## TASK
Retype, word for word, the lines from the first line of the entries through the line that holds "below=13pt of prophet]"; leave out the pictures.
<<<<
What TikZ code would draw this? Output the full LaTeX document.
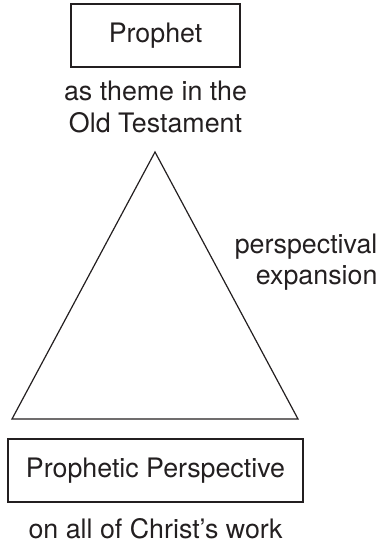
\documentclass[tikz,border=0pt]{standalone}
\usepackage{fontspec}
\setmainfont{TeX Gyre Heros}
\usetikzlibrary{positioning, calc}

\definecolor{ink}{HTML}{231F20}

\begin{document}
\begin{tikzpicture}[x=1pt, y=-1pt, line width=1.2pt, draw=ink, text=ink,
    frame/.style={rectangle, draw, minimum height=63pt, font=\fontsize{26.8}{31.5}\selectfont},
    caption/.style={inner sep=0pt, align=center, font=\fontsize{26.8}{31.5}\selectfont}]
  \useasboundingbox (0,0) rectangle (381,543);

  \node[frame, minimum width=169pt] (prophet) at (155.5,35.5) {Prophet};
  \node[caption, below=13pt of prophet] (theme) {as theme in the\\Old Testament};

  \coordinate (apex) at (155,152);
  \coordinate (baseL) at (12,419);
  \coordinate (baseR) at (298,419);
  \draw[ink, line join=miter] (apex) -- (baseL) -- (baseR) -- cycle;

  \node[caption, align=right, anchor=north east] (expansion) at (378,233) {perspectival\\expansion};

  \node[frame, minimum width=295pt] (perspective) at (155.5,470.5) {Prophetic Perspective};
  \node[caption, below=15pt of perspective] (work) {on all of Christ’s work};
\end{tikzpicture}
\end{document}
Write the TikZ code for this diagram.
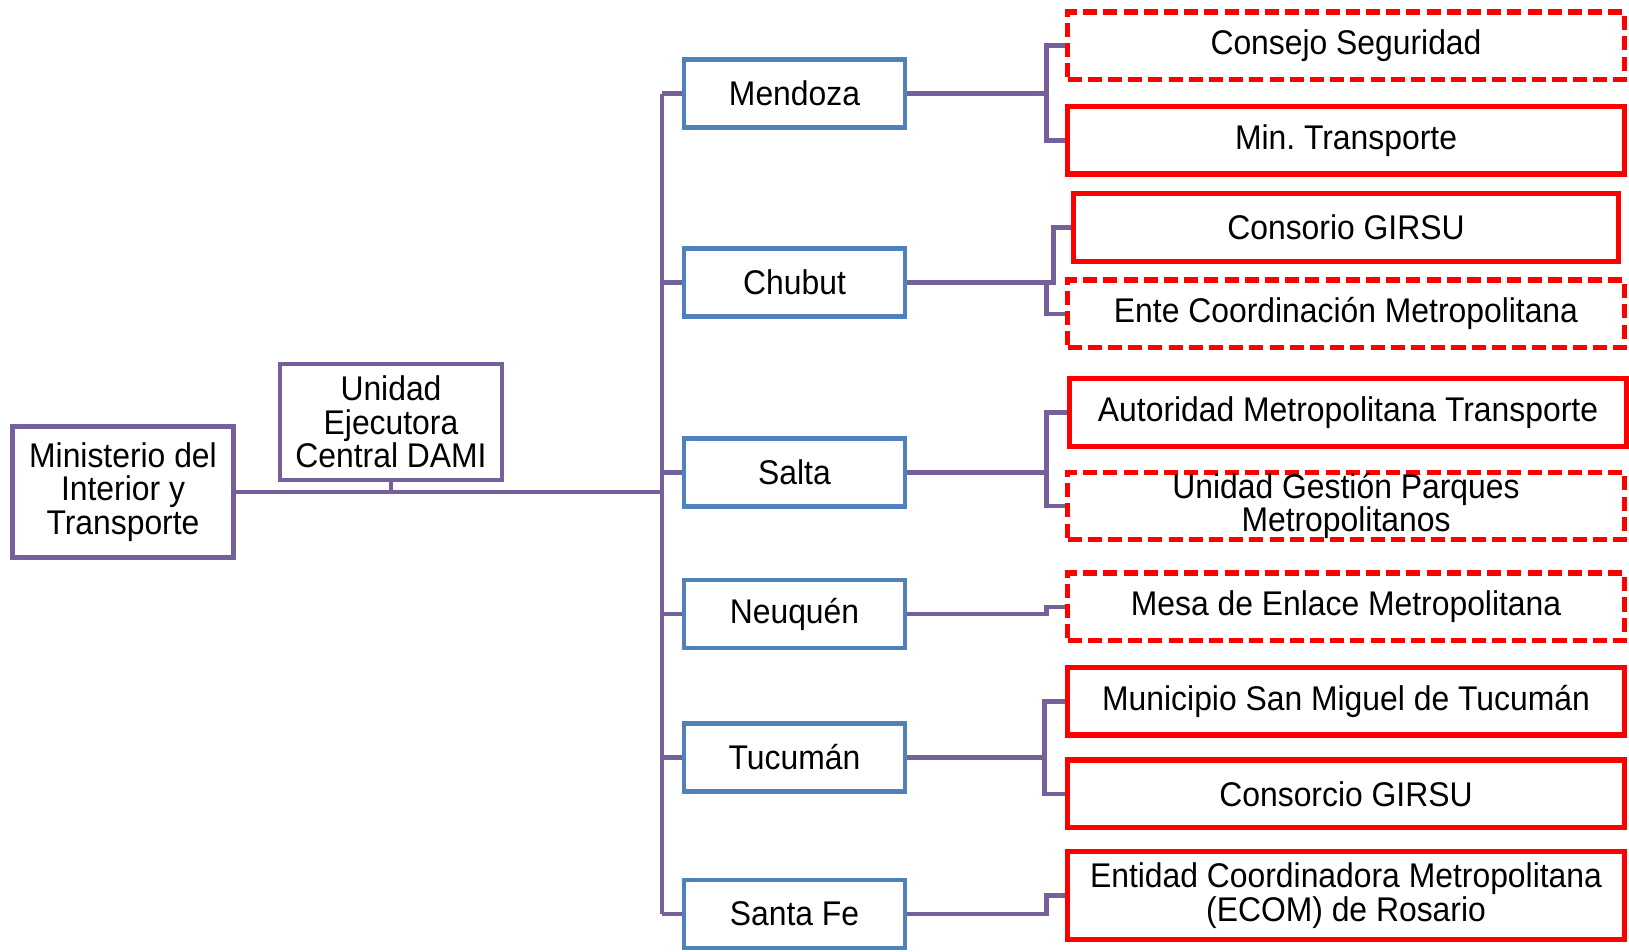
\documentclass[tikz,border=0pt]{standalone}
\usepackage{fontspec}
\setmainfont[FakeStretch=0.93]{Liberation Sans}
\definecolor{orgpurple}{HTML}{76609C}
\definecolor{orgblue}{HTML}{4F81BD}
\definecolor{orgred}{HTML}{FF0000}
\frenchspacing

\begin{document}
\begin{tikzpicture}[x=0.02cm, y=-0.02cm,
  every node/.style={font=\fontsize{19.5}{19}\selectfont, align=center, inner sep=0},
  headbox/.style={draw=orgpurple, line width=2.6pt},
  provbox/.style={draw=orgblue, line width=2.6pt, minimum width=4.42cm, minimum height=1.36cm},
  entbox/.style={draw=orgred, line width=3pt, minimum width=11.14cm, minimum height=1.35cm},
  entdash/.style={entbox, dash pattern=on 8pt off 3.5pt},
  link/.style={draw=orgpurple, line width=2.6pt}]

\useasboundingbox (0,0) rectangle (1629,951);

% left part
\node[headbox, minimum width=4.42cm, minimum height=2.62cm] (min) at (123,492) {Ministerio del\\Interior y\\Transporte};
\node[headbox, minimum width=4.44cm, minimum height=2.32cm] (ued) at (391,422) {Unidad\\Ejecutora\\Central DAMI};
\coordinate (tk) at (662,492);

% provinces
\node[provbox] (mza) at (794.5,93.5) {Mendoza};
\node[provbox] (chu) at (794.5,282.6) {Chubut};
\node[provbox] (sal) at (794.5,472.7) {Salta};
\node[provbox] (neu) at (794.5,614) {Neuquén};
\node[provbox] (tuc) at (794.5,757.4) {Tucumán};
\node[provbox] (sfe) at (794.5,914) {Santa Fe};

% entities
\node[entdash] (cs) at (1346,45.7) {Consejo Seguridad};
\node[entbox] (mt) at (1346,140.3) {Min. Transporte};
\node[entbox, minimum width=10.9cm] (cg) at (1346,227.5) {Consorio GIRSU};
\node[entdash] (ecm) at (1346,313.8) {Ente Coordinación Metropolitana};
\node[entbox] (amt) at (1348,412.5) {Autoridad Metropolitana Transporte};
\node[entdash] (ugp) at (1346,506) {Unidad Gestión Parques\\Metropolitanos};
\node[entdash] (mem) at (1346,606.8) {Mesa de Enlace Metropolitana};
\node[entbox] (msm) at (1346,701.3) {Municipio San Miguel de Tucumán};
\node[entbox] (cgt) at (1346,793.8) {Consorcio GIRSU};
\node[entbox, minimum height=1.76cm] (eco) at (1346,895.6) {Entidad Coordinadora Metropolitana\\(ECOM) de Rosario};

% connectors
\draw[link] (min.east) -- (tk);
\draw[link] (ued.south) -- (ued.south |- tk);
\draw[link] (tk |- mza.west) -- (tk |- sfe.west);
\draw[link] (tk |- mza.west) -- (mza.west);
\draw[link] (tk |- chu.west) -- (chu.west);
\draw[link] (tk |- sal.west) -- (sal.west);
\draw[link] (tk |- neu.west) -- (neu.west);
\draw[link] (tk |- tuc.west) -- (tuc.west);
\draw[link] (tk |- sfe.west) -- (sfe.west);

\draw[link] (mza.east) -- ++(139,0) |- (cs.west);
\draw[link] (mza.east) -- ++(139,0) |- (mt.west);
\draw[link] (chu.east) -- ++(146,0) |- (cg.west);
\draw[link] (chu.east) -- ++(139,0) |- (ecm.west);
\draw[link] (sal.east) -- ++(139,0) |- (amt.west);
\draw[link] (sal.east) -- ++(139,0) |- (ugp.west);
\draw[link] (neu.east) -- ++(139,0) |- (mem.west);
\draw[link] (tuc.east) -- ++(137,0) |- (msm.west);
\draw[link] (tuc.east) -- ++(137,0) |- (cgt.west);
\draw[link] (sfe.east) -- ++(139,0) |- (eco.west);

\end{tikzpicture}
\end{document}
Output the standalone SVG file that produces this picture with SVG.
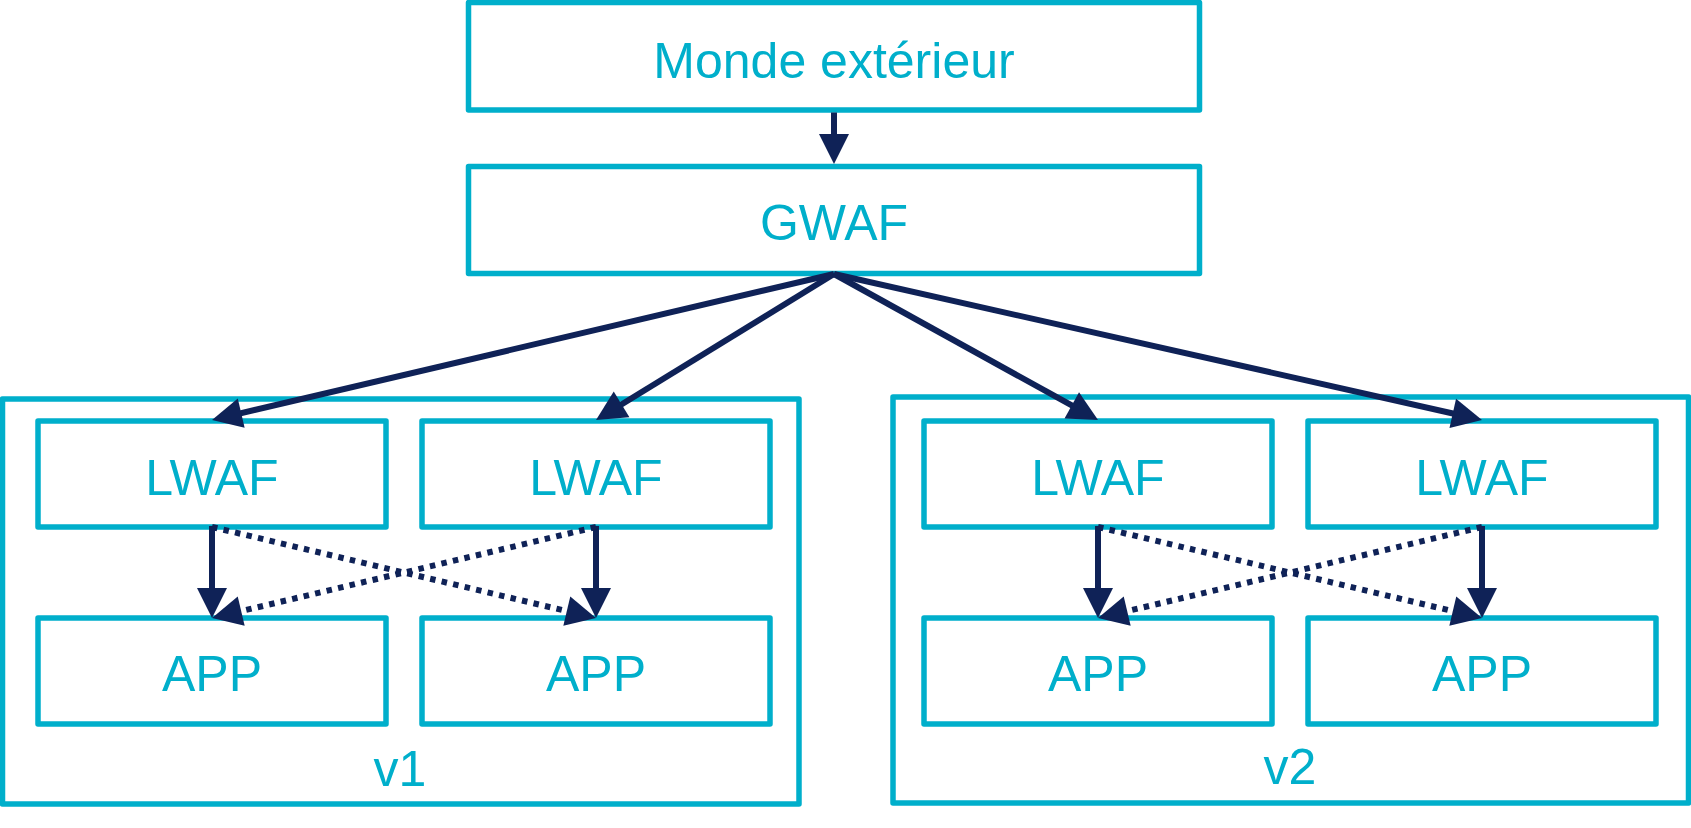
<svg xmlns="http://www.w3.org/2000/svg" width="1691" height="828" viewBox="0 0 1691 828">
<style>
.box{fill:#ffffff;stroke:#00AFCB;stroke-width:5.5;stroke-linejoin:round}
.grp{fill:none;stroke:#00AFCB;stroke-width:5.5;stroke-linejoin:round}
.lbl{font-family:"Liberation Sans",Arial,sans-serif;font-size:50px;fill:#00AFCB;text-anchor:middle}
.arr{fill:none;stroke:#0F2257;stroke-width:6;marker-end:url(#ah)}
.dot{fill:none;stroke:#0F2257;stroke-width:6;stroke-dasharray:5.5 6.3;marker-end:url(#ah)}
</style>
<defs>
<marker id="ah" markerUnits="userSpaceOnUse" markerWidth="30" markerHeight="30" refX="15" refY="15" orient="auto" overflow="visible">
<path d="M0,0 L30,15 L0,30 Z" fill="#0F2257"/>
</marker>
</defs>
<rect width="1691" height="828" fill="#ffffff"/>
<g id="v1">
<rect class="grp" x="2.5" y="399" width="796.5" height="405"/>
<text class="lbl" x="400" y="786">v1</text>
</g>
<g id="v2">
<rect class="grp" x="893" y="397" width="795.5" height="406"/>
<text class="lbl" x="1290" y="784">v2</text>
</g>
<g id="monde">
<rect class="box" x="468.5" y="2.5" width="731" height="107.5"/>
<text class="lbl" x="834" y="78">Monde extérieur</text>
</g>
<g id="gwaf">
<rect class="box" x="468.5" y="166.5" width="731" height="107"/>
<text class="lbl" x="834" y="240">GWAF</text>
</g>
<g id="lwaf1">
<rect class="box" x="38" y="421" width="348" height="106"/>
<text class="lbl" x="212" y="495">LWAF</text>
</g>
<g id="lwaf2">
<rect class="box" x="422" y="421" width="348" height="106"/>
<text class="lbl" x="596" y="495">LWAF</text>
</g>
<g id="lwaf3">
<rect class="box" x="924" y="421" width="348" height="106"/>
<text class="lbl" x="1098" y="495">LWAF</text>
</g>
<g id="lwaf4">
<rect class="box" x="1308" y="421" width="348" height="106"/>
<text class="lbl" x="1482" y="495">LWAF</text>
</g>
<g id="app1">
<rect class="box" x="38" y="618" width="348" height="106"/>
<text class="lbl" x="212" y="691">APP</text>
</g>
<g id="app2">
<rect class="box" x="422" y="618" width="348" height="106"/>
<text class="lbl" x="596" y="691">APP</text>
</g>
<g id="app3">
<rect class="box" x="924" y="618" width="348" height="106"/>
<text class="lbl" x="1098" y="691">APP</text>
</g>
<g id="app4">
<rect class="box" x="1308" y="618" width="348" height="106"/>
<text class="lbl" x="1482" y="691">APP</text>
</g>
<g id="connectors">
<line class="arr" x1="834" y1="112.5" x2="834" y2="149"/>
<line class="arr" x1="834" y1="274" x2="226.6" y2="416.6"/>
<line class="arr" x1="834" y1="274" x2="608.8" y2="412.2"/>
<line class="arr" x1="834" y1="274" x2="1084.9" y2="412.7"/>
<line class="arr" x1="834" y1="274" x2="1467.4" y2="416.7"/>
<line class="arr" x1="212" y1="526" x2="212" y2="603"/>
<line class="arr" x1="596" y1="526" x2="596" y2="603"/>
<line class="arr" x1="1098" y1="526" x2="1098" y2="603"/>
<line class="arr" x1="1482" y1="526" x2="1482" y2="603"/>
<line class="dot" x1="212" y1="527" x2="581.4" y2="614.6"/>
<line class="dot" x1="596" y1="527" x2="226.6" y2="614.6"/>
<line class="dot" x1="1098" y1="527" x2="1467.4" y2="614.6"/>
<line class="dot" x1="1482" y1="527" x2="1112.6" y2="614.6"/>
</g>
</svg>
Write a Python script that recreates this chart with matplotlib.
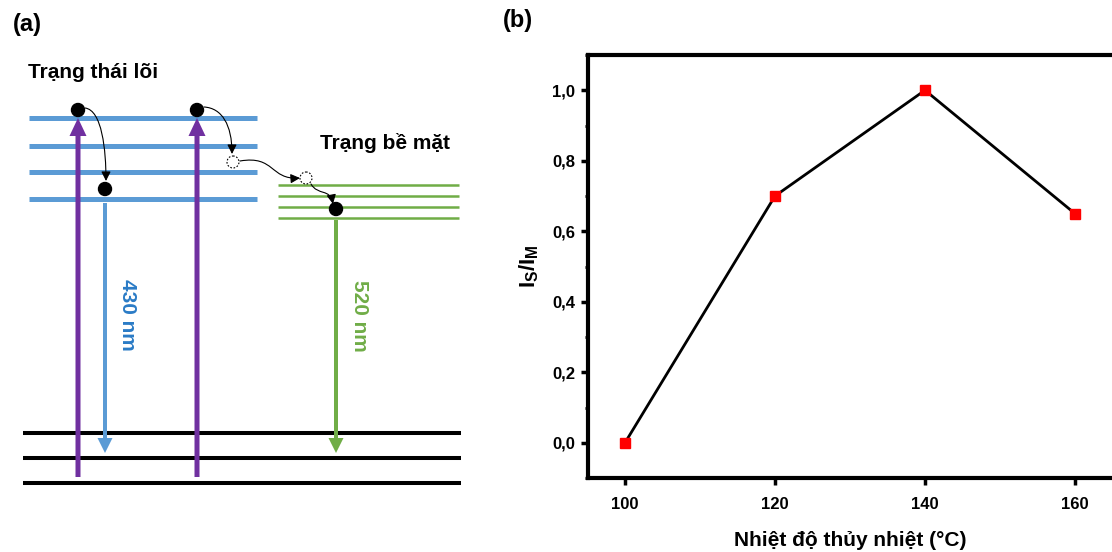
>>>>
## SOLUTION FOR THIS PROBLEM
What TikZ code would draw this? Output the full LaTeX document.
\documentclass[tikz,border=0pt]{standalone}
\usepackage{fontspec}
\setmainfont{TeX Gyre Heros}
\usetikzlibrary{positioning, calc}

\definecolor{ink}{HTML}{231F20}

\begin{document}
\begin{tikzpicture}[x=1pt, y=-1pt, line width=1.2pt, draw=ink, text=ink,
    frame/.style={rectangle, draw, minimum height=63pt, font=\fontsize{26.8}{31.5}\selectfont},
    caption/.style={inner sep=0pt, align=center, font=\fontsize{26.8}{31.5}\selectfont}]
  \useasboundingbox (0,0) rectangle (381,543);

  \node[frame, minimum width=169pt] (prophet) at (155.5,35.5) {Prophet};
  \node[caption, below=13pt of prophet] (theme) {as theme in the\\Old Testament};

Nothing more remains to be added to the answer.